ADR 007: Execution State Machine (Saga Pattern)¶
Status¶
Accepted
Context¶
Cross-platform arbitrage requires executing orders on both Polymarket (blockchain-based) and Kalshi (traditional exchange) simultaneously. True atomicity is impossible between these venues:
- Polymarket: Transaction finality depends on Polygon blockchain (~2s blocks)

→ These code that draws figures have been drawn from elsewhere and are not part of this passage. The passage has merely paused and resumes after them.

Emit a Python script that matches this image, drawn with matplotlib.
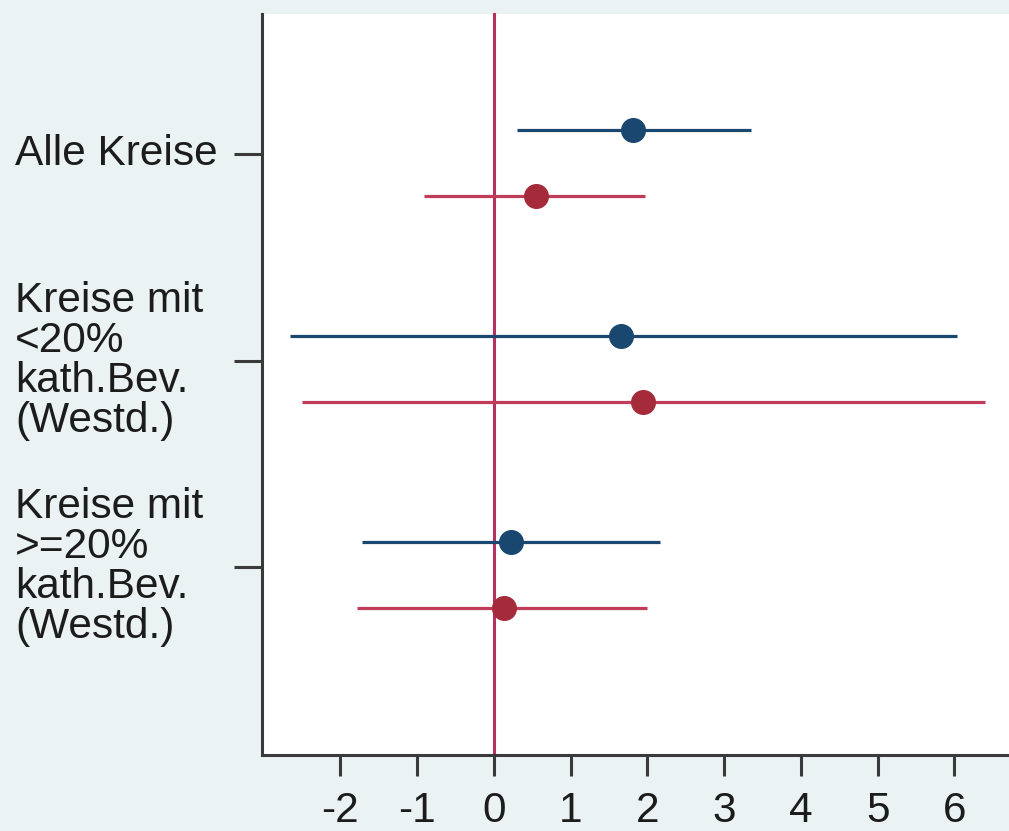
import numpy as np
import matplotlib.pyplot as plt
from matplotlib.transforms import blended_transform_factory

# Gruppen (von oben nach unten)
gruppen = ["Alle Kreise",
           "Kreise mit\n<20%\nkath.Bev.\n(Westd.)",
           "Kreise mit\n>=20%\nkath.Bev.\n(Westd.)"]

# Koeffizienten und Konfidenzintervalle, Modell 1 (blau)
koef_blau = [1.81, 1.66, 0.22]
ki_blau_unten = [0.30, -2.66, -1.72]
ki_blau_oben = [3.35, 6.03, 2.17]

# Modell 2 (rot)
koef_rot = [0.55, 1.94, 0.13]
ki_rot_unten = [-0.91, -2.50, -1.78]
ki_rot_oben = [1.97, 6.40, 2.00]

xticks = [-2, -1, 0, 1, 2, 3, 4, 5, 6]

bg = "#eaf2f3"
blau = "#1a476f"
rot_punkt = "#a52a3a"
rot_linie = "#c03c58"
null_linie = "#b33262"
achse = "#3a3a3a"
schrift = "#1c1c1c"

plt.rcParams['font.family'] = ['Liberation Sans', 'DejaVu Sans']

fig = plt.figure(figsize=(10.09, 8.31), dpi=100, facecolor=bg)
ax = fig.add_axes([262 / 1009, 1 - 755 / 831, 1 - 262 / 1009, (755 - 14) / 831])
ax.set_facecolor("white")

pos = np.arange(1, len(gruppen) + 1)
y_blau = pos - 0.12
y_rot = pos + 0.2

# Nulllinie
ax.axvline(0, color=null_linie, lw=2.2, zorder=1, clip_on=False)

# Konfidenzintervalle und Punktschaetzer
ax.hlines(y_blau, ki_blau_unten, ki_blau_oben, color=blau, lw=2.3, zorder=2)
ax.hlines(y_rot, ki_rot_unten, ki_rot_oben, color=rot_linie, lw=2.3, zorder=2)
ax.plot(koef_blau, y_blau, 'o', color=blau, ms=17, zorder=3)
ax.plot(koef_rot, y_rot, 'o', color=rot_punkt, ms=17, zorder=3)

ax.set_xlim(-3.02, 6.71)
ax.set_ylim(3.91, 0.32)
ax.set_xticks(xticks)
ax.set_xticklabels([str(t) for t in xticks], fontsize=30.5, color=schrift)
ax.set_yticks(pos)
ax.set_yticklabels([])

for s in ["top", "right"]:
    ax.spines[s].set_visible(False)
for s in ["left", "bottom"]:
    ax.spines[s].set_color(achse)
    ax.spines[s].set_linewidth(2.2)

ax.tick_params(axis="x", length=15, width=2.2, color=achse, pad=11)
ax.tick_params(axis="y", length=20, width=2.2, color=achse)

# Gruppenbeschriftung linksbuendig
trans = blended_transform_factory(fig.transFigure, ax.transData)
for p, name in zip(pos, gruppen):
    ax.text(15 / 1009, p, name, transform=trans, ha="left", va="center",
            fontsize=30.5, color=schrift, linespacing=1.0)

fig.savefig("out.png", dpi=100, facecolor=bg)
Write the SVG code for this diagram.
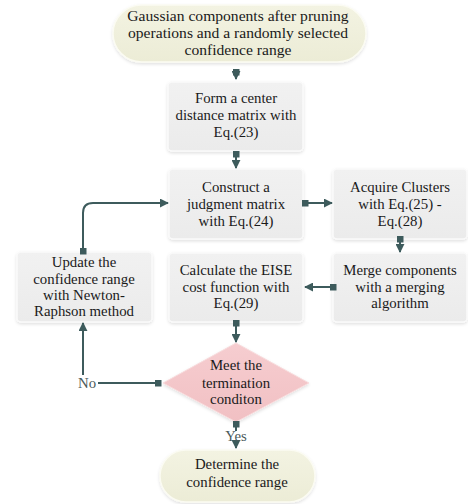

- Kalshi: REST API with independent order matching
If Leg 1 succeeds but Leg 2 fails, the system holds a directional position that must be managed. This "legging risk" is the primary execution hazard in cross-platform arbitrage.
Decision¶
Implement a Saga Pattern using an explicit state machine to manage distributed transaction state and handle compensation for partial failures.
State Machine¶
enum ArbState {
Pending,
Leg1Initiated(OrderId),
Leg1Filled(FillDetails),
Leg2Initiated(OrderId, FillDetails), // Preserves Leg1 details for recovery
Completed,
Failed(Reason),
Compensating(HedgeStrategy),
Compensated,
}
State Transitions¶
Pending
│
▼ (submit leg 1)
Leg1Initiated
│
├─▶ Failed (leg 1 rejected/timeout)
│
▼ (leg 1 confirmed)
Leg1Filled
│
▼ (submit leg 2)
Leg2Initiated
│
├─▶ Compensating (leg 2 failed) ──▶ Compensated
│
▼ (leg 2 confirmed)
Completed
Key Safety Properties¶
- Leg 1 fill details preserved: On Leg 2 failure, full Leg 1 position is known
- Compensation strategies: Market dump, limit chase, or hold for manual intervention
- Audit trail: Every state transition logged with timestamps
Alternatives Considered¶
| Approach | Pros | Cons | Verdict |
|---|---|---|---|
| Saga Pattern | Explicit failure handling, auditable | Complex state machine | Chosen |
| Fire-and-forget | Simple | Unmanaged exposure risk | Rejected |
| 2PC (Two-Phase Commit) | Theoretical atomicity | Impossible across blockchain/REST | Rejected |
| Optimistic Execution | Lower latency | No recovery path on failure | Rejected |
Consequences¶
Positive¶
- Explicit handling of all failure modes
- Position exposure always known and manageable
- Full audit trail for post-mortem analysis
- Compensation logic can be tested in isolation
Negative¶
- Execution logic significantly more complex
- Higher latency due to sequential leg confirmation
- More code paths to test and maintain
Neutral¶
- Requires monitoring dashboard for stuck compensations
References¶
- Saga Pattern - Pattern documentation
- Architecture: Saga Pattern - Implementation details
- FRS Section 3.2.3 - Execution safety requirements
Linked Requirements¶
- NFR-ARCH-004: Implement saga pattern for distributed transactions
- FR-ARB-012: Implement Saga Pattern for distributed transactions
- FR-ARB-013: Automated Hedge Logic if Leg 2 fails